“School is a place where students learn largely by working on projects that come from their own interests — their own visions of a place where they want to be, a thing they want to make or a subject they want to explore. The contribution of technology is that it makes possible projects that are both very difficult and very engaging.
It is a place where teachers do not provide information. The teacher helps the student find information and learn skills — including some that neither knew before. They are always learning together. The teacher brings wisdom, perspective and maturity to the learning. The student brings freshness and enthusiasm. All the time they are all meeting new ideas and building new skills that they need for their projects. Some of what they learn belongs to the disciplines school has always recognized: reading, writing, mathematics, science and history. Some belongs to new disciplines or cut across disciplines. Most importantly, students and teachers are learning the art and skill and discipline of pursuing a vision through the frustrating and hard times of struggle and the rewarding times of getting closer to the goal.”
Papert, S. & Caperton, G. (1999). Vision for Education: The Caperton-Papert Platform. Essay written for the 91st annual National Governors’ Association meeting held in St. Louis, Missouri in August of 1999.
“For many children traditional school is a very dangerous place because you can be humiliated, embarrassed – scared of being found out that you don’t know how to do something. Whereas with the Turtle, you can play with it by yourself. It’s okay that you don’t understand it because you found out that you didn’t understand it. You wanted the Turtle to do something, and it did something else, but understanding why it did its thing is the proper way to lead you into having it do your thing. You don’t have to think that you are stupid; you can think, this dumb Turtle, if you like. There is a kind of human quality about being able to interact with the Turtle when things go wrong. This is totally absent in school math for most kids. Children at computers very clearly demonstrate the contrast between the confrontational style of people who like to plan and decide exactly what should happen and make that happen versus other people who like a more negotiational, consensual, interactive way of thinking. School math, with its emphasis on detail, forces the confrontational, compulsive-obsessive style. There is no play. There is absolute right.”
Papert, S. (1985). Interview. Omni Magazine. October 1985. pp. 98-104, 160.
For years I had a terrible 53rd generation photocopy of this article. So, when I recently found a copy of the October 1985 issue of Omni Magazine for sale on eBay, I snapped it up and scanned it for academic purposes. That’s right, there was a major feature-length interview of Seymour Papert in a magazine owned by Bob Guccione!
“But there is a world of difference between what computers can do and what society will choose to do with them”.
Papert, S. (1981) Mindstorms: Children, Computers and Powerful Ideas. NY: Basic Books. Page 5.
Quote contributed by Dr. Eleonora Badilla Saxe of the University of Costa Rica.

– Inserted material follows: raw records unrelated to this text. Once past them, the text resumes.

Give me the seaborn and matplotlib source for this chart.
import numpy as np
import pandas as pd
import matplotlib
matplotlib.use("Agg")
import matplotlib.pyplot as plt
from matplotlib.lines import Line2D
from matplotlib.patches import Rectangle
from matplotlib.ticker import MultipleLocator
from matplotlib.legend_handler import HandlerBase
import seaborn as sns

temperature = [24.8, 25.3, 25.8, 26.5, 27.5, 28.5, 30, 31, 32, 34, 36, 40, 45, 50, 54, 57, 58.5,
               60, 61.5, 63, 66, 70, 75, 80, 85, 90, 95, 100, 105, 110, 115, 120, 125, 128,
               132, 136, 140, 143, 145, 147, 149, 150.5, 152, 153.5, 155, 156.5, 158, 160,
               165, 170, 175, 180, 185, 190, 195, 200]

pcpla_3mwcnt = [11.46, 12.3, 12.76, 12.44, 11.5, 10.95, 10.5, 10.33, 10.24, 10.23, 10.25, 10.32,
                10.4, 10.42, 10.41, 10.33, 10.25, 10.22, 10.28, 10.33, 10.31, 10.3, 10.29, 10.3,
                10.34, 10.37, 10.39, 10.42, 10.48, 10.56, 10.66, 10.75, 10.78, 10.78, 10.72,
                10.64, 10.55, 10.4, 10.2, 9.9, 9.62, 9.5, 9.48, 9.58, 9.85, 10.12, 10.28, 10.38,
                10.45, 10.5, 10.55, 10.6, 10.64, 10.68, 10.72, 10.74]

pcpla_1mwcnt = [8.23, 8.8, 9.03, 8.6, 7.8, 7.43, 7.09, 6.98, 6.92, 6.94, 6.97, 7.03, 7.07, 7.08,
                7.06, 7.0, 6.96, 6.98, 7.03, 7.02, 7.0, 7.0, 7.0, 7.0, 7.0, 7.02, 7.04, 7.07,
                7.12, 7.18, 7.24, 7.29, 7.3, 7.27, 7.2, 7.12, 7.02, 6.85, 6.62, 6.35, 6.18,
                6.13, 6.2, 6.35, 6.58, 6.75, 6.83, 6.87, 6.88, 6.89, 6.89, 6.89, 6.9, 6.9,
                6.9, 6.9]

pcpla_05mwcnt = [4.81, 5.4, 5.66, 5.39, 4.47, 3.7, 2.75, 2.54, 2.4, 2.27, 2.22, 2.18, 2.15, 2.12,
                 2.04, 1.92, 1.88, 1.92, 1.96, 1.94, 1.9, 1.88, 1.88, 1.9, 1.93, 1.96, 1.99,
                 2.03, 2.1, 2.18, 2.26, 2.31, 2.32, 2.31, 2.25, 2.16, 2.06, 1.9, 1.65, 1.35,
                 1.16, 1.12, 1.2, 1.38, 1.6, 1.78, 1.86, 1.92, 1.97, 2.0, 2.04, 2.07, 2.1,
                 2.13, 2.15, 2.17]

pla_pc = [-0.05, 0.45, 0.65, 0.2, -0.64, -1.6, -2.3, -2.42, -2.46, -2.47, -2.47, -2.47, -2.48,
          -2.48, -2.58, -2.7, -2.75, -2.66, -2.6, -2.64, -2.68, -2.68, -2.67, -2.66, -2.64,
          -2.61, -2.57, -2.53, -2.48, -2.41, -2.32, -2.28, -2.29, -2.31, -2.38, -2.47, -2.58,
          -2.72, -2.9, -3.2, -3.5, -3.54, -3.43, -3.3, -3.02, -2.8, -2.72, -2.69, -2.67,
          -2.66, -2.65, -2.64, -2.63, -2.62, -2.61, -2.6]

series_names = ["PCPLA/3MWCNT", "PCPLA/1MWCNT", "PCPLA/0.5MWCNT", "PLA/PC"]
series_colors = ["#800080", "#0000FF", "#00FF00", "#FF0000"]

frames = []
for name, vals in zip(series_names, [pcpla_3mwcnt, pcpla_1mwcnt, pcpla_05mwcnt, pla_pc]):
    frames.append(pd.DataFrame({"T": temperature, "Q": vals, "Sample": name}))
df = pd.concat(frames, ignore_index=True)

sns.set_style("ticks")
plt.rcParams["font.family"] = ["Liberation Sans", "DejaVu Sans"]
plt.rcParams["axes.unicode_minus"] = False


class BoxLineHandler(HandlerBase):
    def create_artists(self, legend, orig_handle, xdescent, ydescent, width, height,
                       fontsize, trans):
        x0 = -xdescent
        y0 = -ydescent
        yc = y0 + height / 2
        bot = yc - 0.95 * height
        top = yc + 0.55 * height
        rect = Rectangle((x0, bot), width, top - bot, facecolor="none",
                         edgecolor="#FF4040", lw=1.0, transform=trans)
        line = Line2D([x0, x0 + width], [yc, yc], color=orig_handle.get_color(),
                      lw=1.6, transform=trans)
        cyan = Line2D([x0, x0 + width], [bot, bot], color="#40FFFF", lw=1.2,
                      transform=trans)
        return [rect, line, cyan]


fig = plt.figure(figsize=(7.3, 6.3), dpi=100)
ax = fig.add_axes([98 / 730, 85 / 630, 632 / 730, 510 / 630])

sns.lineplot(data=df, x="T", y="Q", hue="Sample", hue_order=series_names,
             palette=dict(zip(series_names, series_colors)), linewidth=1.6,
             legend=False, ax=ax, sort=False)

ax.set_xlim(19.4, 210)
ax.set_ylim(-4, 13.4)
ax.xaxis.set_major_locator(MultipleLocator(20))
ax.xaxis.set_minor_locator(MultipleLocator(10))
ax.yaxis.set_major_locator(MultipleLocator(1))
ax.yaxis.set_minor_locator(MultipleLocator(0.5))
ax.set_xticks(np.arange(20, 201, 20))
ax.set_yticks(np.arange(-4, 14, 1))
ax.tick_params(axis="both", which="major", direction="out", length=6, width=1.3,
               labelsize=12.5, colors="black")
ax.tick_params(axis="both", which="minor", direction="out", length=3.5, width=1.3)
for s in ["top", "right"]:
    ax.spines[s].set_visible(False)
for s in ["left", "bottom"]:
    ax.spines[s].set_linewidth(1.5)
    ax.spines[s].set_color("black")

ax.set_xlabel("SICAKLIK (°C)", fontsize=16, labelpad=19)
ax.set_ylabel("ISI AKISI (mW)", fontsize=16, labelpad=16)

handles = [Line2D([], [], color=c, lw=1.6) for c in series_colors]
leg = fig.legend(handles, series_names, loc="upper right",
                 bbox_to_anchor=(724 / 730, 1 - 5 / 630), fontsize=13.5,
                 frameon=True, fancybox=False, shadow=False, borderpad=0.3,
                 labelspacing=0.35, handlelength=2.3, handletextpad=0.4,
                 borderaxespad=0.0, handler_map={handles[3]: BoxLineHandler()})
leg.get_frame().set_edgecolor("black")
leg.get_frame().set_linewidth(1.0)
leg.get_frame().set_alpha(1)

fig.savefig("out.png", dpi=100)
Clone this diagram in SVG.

“Many children who have trouble understanding mathematics also have a hopelessly deficient model of what mathematical understanding is like. Particularly bad are models which expect understanding to come in a flash, all at once, ready made. This binary model is expressed by the fact that the child will admit the existence of only two states of knowledge often expressed by “I get it” and “I don’t get it.” They lack—and even resist—a model of understanding something through a process of additions, refinements, debugging and so on. These children’s way of thinking about learning is clearly disastrously antithetical to learning any concept that cannot be acquired in one bite.”
Papert, S. (1971) Teaching Children Thinking. In Contemporary Issues in Technology and Teacher Education, 5(3/4), 353-365.
Also known as MIT Artificial Intelligence Laboratory Memo 247 and Logo Memo 2. (October 1971)
This paper was presented at a conference as early as 1970 and its origins go back to 1968.